WHAT THE TASK ASKS. Read the records below. Copy each line where the string "this" occurs.

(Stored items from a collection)

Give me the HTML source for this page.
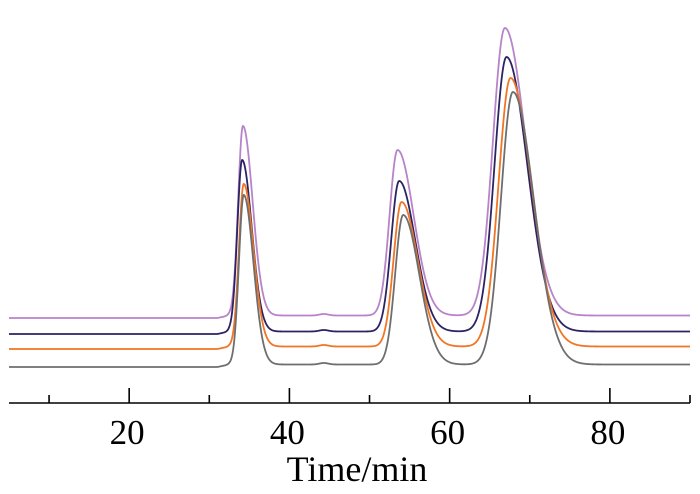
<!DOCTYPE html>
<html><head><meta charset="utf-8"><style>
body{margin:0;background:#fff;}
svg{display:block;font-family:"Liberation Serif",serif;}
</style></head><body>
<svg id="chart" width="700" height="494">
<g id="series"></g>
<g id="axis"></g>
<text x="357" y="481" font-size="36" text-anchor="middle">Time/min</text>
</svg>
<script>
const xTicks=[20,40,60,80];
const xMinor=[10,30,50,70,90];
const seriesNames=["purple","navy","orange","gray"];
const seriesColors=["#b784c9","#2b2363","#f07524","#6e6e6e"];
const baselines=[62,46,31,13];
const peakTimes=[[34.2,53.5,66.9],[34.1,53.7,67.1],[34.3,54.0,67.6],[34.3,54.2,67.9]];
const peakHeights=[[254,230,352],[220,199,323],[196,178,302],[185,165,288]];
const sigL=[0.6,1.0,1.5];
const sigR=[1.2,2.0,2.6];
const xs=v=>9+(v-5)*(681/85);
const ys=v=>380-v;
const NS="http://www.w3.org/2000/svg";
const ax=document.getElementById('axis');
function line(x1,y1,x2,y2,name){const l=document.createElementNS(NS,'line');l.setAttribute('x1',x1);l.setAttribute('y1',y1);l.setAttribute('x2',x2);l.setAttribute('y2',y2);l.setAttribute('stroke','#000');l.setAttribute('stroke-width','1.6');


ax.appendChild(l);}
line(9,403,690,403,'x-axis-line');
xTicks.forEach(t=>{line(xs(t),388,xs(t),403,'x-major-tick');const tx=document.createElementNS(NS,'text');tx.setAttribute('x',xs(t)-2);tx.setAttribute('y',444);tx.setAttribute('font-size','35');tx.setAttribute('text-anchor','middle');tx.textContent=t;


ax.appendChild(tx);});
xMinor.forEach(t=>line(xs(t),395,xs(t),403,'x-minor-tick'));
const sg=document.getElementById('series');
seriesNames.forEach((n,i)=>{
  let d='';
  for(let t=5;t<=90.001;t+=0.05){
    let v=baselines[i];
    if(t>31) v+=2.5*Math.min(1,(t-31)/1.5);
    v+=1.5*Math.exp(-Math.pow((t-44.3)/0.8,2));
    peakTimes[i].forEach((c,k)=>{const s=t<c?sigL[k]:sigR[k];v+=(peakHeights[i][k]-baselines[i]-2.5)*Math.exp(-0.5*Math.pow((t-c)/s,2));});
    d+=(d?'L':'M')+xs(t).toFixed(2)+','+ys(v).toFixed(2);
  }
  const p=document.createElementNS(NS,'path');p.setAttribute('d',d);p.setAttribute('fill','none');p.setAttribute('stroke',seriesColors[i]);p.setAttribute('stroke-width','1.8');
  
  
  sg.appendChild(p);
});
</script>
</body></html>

==

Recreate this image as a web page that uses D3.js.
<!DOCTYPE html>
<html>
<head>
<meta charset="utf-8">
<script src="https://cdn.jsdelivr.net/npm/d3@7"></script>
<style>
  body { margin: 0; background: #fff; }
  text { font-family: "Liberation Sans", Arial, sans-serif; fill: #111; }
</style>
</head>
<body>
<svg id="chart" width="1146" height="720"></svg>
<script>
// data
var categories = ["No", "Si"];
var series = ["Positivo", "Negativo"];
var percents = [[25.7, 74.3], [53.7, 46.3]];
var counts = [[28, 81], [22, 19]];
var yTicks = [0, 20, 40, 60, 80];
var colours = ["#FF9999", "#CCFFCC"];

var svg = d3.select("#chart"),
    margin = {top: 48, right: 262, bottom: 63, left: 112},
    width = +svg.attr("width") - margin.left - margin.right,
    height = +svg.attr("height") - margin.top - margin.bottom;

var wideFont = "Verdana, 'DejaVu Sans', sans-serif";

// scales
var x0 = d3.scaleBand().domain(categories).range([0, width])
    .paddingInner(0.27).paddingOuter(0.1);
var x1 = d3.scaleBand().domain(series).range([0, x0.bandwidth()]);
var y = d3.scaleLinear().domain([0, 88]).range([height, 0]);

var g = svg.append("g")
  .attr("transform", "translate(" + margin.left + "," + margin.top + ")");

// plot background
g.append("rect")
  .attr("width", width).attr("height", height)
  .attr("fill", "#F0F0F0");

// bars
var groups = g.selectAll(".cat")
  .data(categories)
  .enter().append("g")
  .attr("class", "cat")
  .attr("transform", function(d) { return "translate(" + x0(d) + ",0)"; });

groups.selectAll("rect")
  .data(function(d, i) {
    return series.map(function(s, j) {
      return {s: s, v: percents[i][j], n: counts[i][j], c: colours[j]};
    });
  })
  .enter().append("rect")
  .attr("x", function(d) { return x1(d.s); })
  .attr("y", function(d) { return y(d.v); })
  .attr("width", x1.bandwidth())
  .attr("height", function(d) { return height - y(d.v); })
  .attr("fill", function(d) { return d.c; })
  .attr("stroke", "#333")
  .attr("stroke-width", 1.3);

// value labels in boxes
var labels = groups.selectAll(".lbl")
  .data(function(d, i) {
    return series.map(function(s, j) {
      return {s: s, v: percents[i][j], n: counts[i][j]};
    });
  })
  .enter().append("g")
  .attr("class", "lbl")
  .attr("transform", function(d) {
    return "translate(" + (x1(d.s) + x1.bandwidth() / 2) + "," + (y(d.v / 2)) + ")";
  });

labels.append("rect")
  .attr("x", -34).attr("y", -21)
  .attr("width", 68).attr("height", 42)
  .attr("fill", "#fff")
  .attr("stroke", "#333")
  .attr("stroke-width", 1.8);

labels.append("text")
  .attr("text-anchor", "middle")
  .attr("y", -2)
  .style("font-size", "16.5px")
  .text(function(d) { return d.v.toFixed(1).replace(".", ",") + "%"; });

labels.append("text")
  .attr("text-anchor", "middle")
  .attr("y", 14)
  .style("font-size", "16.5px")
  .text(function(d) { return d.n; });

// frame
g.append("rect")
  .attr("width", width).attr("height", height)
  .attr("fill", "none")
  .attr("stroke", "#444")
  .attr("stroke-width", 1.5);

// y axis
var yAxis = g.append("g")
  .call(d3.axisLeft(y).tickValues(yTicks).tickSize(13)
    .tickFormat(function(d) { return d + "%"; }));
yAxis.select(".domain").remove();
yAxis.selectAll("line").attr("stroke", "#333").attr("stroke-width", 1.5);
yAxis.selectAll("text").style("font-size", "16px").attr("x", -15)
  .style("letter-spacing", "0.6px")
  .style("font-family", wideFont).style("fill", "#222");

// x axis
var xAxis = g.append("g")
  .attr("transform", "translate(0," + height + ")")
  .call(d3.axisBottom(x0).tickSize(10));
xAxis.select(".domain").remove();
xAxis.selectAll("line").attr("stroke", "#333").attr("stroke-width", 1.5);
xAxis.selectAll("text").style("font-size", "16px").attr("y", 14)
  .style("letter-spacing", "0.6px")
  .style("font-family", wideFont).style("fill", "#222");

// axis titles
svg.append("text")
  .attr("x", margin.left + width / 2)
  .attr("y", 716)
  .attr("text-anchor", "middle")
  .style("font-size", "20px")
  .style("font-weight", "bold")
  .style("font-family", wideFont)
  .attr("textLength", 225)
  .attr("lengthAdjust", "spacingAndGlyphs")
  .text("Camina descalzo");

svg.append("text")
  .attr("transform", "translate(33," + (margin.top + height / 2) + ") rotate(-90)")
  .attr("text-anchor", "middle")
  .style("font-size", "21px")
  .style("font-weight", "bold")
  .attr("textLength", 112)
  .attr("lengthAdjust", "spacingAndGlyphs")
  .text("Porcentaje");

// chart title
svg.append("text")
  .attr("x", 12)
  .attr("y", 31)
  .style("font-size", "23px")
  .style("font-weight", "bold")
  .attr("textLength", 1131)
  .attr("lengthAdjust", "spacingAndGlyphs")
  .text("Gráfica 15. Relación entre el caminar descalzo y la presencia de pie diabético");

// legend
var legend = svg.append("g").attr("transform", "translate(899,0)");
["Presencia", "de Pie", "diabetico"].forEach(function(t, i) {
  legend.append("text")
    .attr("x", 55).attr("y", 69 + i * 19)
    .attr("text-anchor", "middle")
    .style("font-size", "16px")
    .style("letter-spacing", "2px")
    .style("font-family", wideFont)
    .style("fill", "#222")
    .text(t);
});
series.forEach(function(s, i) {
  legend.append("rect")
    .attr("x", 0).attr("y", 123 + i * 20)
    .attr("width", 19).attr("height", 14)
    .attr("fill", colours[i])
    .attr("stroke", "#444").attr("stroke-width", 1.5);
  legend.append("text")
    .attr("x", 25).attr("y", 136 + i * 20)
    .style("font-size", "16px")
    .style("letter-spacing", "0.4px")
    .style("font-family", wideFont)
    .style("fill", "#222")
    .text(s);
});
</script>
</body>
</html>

RESPONSE TO THE TASK.
Give me the HTML source for this page.
Recreate this image as a web page that uses D3.js.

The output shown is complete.